>> start Excerpted data

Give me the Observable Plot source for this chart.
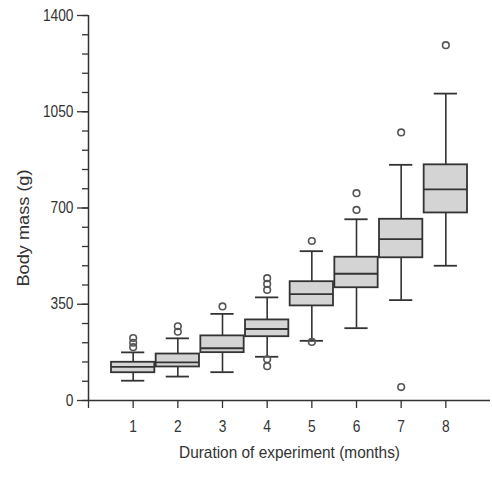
<!DOCTYPE html>
<html>
<head>
<meta charset="utf-8">
<script src="https://cdn.jsdelivr.net/npm/d3@7"></script>
<script src="https://cdn.jsdelivr.net/npm/@observablehq/plot@0.6"></script>
<style>
  html, body { margin: 0; padding: 0; background: #fff; }
  #chart svg { display: block; }
</style>
</head>
<body>
<div id="chart"></div>
<script>
// ---- Data ----
const months       = [1, 2, 3, 4, 5, 6, 7, 8];
const whiskerLow   = [72, 87, 103, 159, 217, 263, 365, 490];
const q1           = [101, 122, 174, 232, 344, 410, 519, 682];
const median       = [122, 139, 190, 260, 387, 461, 587, 768];
const q3           = [139, 169, 235, 293, 432, 521, 659, 857];
const whiskerHigh  = [175, 226, 315, 375, 543, 659, 857, 1116];
const outlierMonth = [1, 1, 1, 2, 2, 3, 4, 4, 4, 4, 4, 5, 5, 6, 6, 7, 7, 8];
const outlierValue = [194, 210, 227, 250, 270, 342, 402, 424, 445, 150, 125, 580, 213, 754, 693, 975, 49, 1292];
const yMajorTicks  = [0, 350, 700, 1050, 1400];
const xTicks       = [0, 1, 2, 3, 4, 5, 6, 7, 8];
const xLabel = "Duration of experiment (months)";
const yLabel = "Body mass (g)";

const boxes = months.map((m, i) => ({
  month: m, lo: whiskerLow[i], q1: q1[i], med: median[i], q3: q3[i], hi: whiskerHigh[i]
}));
const outliers = outlierMonth.map((m, i) => ({month: m, value: outlierValue[i]}));

const BW = 0.485, CW = 0.26;
const ink = "#333";
const font = "'Liberation Sans', Arial, sans-serif";

const chart = Plot.plot({
  width: 492,
  height: 481,
  marginLeft: 88,
  marginRight: 2,
  marginTop: 15,
  marginBottom: 81,
  style: {fontFamily: font, color: ink, background: "#fff"},
  x: {domain: [0, 9], axis: null},
  y: {domain: [0, 1400], axis: null},
  marks: [
    // minor y ticks
    Plot.axisY({ticks: d3.range(0, 1401, 70), tickSize: 6, tickFormat: () => "", stroke: ink, strokeWidth: 1.3}),
    // major y ticks + labels
    Plot.axisY({ticks: yMajorTicks, tickSize: 11, tickPadding: 4, fontSize: 16, stroke: ink, strokeWidth: 1.3,
      tickFormat: d => String(d), label: null, fill: ink}),
    // x ticks + labels
    Plot.axisX({ticks: xTicks, tickSize: 8, tickPadding: 12, fontSize: 16, stroke: ink, strokeWidth: 1.3,
      tickFormat: d => d === 0 ? "" : String(d), label: null, fill: ink}),
    // axis lines
    Plot.ruleY([0], {x1: 0, x2: 9, stroke: ink, strokeWidth: 1.5}),
    Plot.ruleX([0], {y1: 0, y2: 1400, stroke: ink, strokeWidth: 1.5}),
    // whisker stems
    Plot.ruleX(boxes, {x: "month", y1: "q3", y2: "hi", stroke: ink, strokeWidth: 1.6}),
    Plot.ruleX(boxes, {x: "month", y1: "lo", y2: "q1", stroke: ink, strokeWidth: 1.6}),
    // caps
    Plot.ruleY(boxes, {y: "hi", x1: d => d.month - CW, x2: d => d.month + CW, stroke: ink, strokeWidth: 1.8}),
    Plot.ruleY(boxes, {y: "lo", x1: d => d.month - CW, x2: d => d.month + CW, stroke: ink, strokeWidth: 1.8}),
    // boxes
    Plot.rect(boxes, {x1: d => d.month - BW, x2: d => d.month + BW, y1: "q1", y2: "q3",
      fill: "#d4d4d4", stroke: ink, strokeWidth: 1.8}),
    // medians
    Plot.ruleY(boxes, {y: "med", x1: d => d.month - BW, x2: d => d.month + BW, stroke: ink, strokeWidth: 1.8}),
    // outliers
    Plot.dot(outliers, {x: "month", y: "value", r: 3.3, stroke: "#555", strokeWidth: 1.6, fill: "none"}),
    // axis titles
    Plot.text([xLabel], {frameAnchor: "bottom", dy: 57, text: d => d, fontSize: 17, fill: ink}),
    Plot.text([yLabel], {frameAnchor: "left", textAnchor: "middle", dx: -65, dy: 20, rotate: -90,
      text: d => d, fontSize: 16, fill: ink})
  ]
});
document.getElementById("chart").append(chart);

// narrow the type to mimic the condensed face of the reference
function squeeze(selector, factor) {
  chart.querySelectorAll(selector).forEach(t => {
    const w = t.getComputedTextLength();
    if (w > 0) {
      t.setAttribute("textLength", w * factor);
      t.setAttribute("lengthAdjust", "spacingAndGlyphs");
    }
  });
}
squeeze('g[aria-label="y-axis tick label"] text', 0.86);
squeeze('g[aria-label="x-axis tick label"] text', 0.86);
const titles = chart.querySelectorAll('g[aria-label="text"] text');
if (titles[0]) { titles[0].setAttribute("textLength", 221); titles[0].setAttribute("lengthAdjust", "spacingAndGlyphs"); }
if (titles[1]) { titles[1].setAttribute("textLength", 117); titles[1].setAttribute("lengthAdjust", "spacingAndGlyphs"); }
</script>
</body>
</html>
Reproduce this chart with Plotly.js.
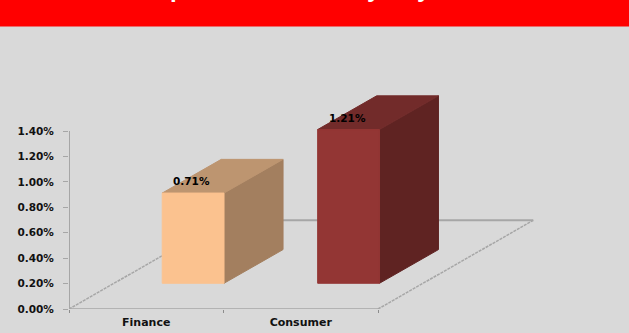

>> end Excerpted data

== Work to be completed ==
Copy out every line in the listing where the word "this" appears.

== Task answer ==
Give me the Observable Plot source for this chart.
Reproduce this chart with Plotly.js.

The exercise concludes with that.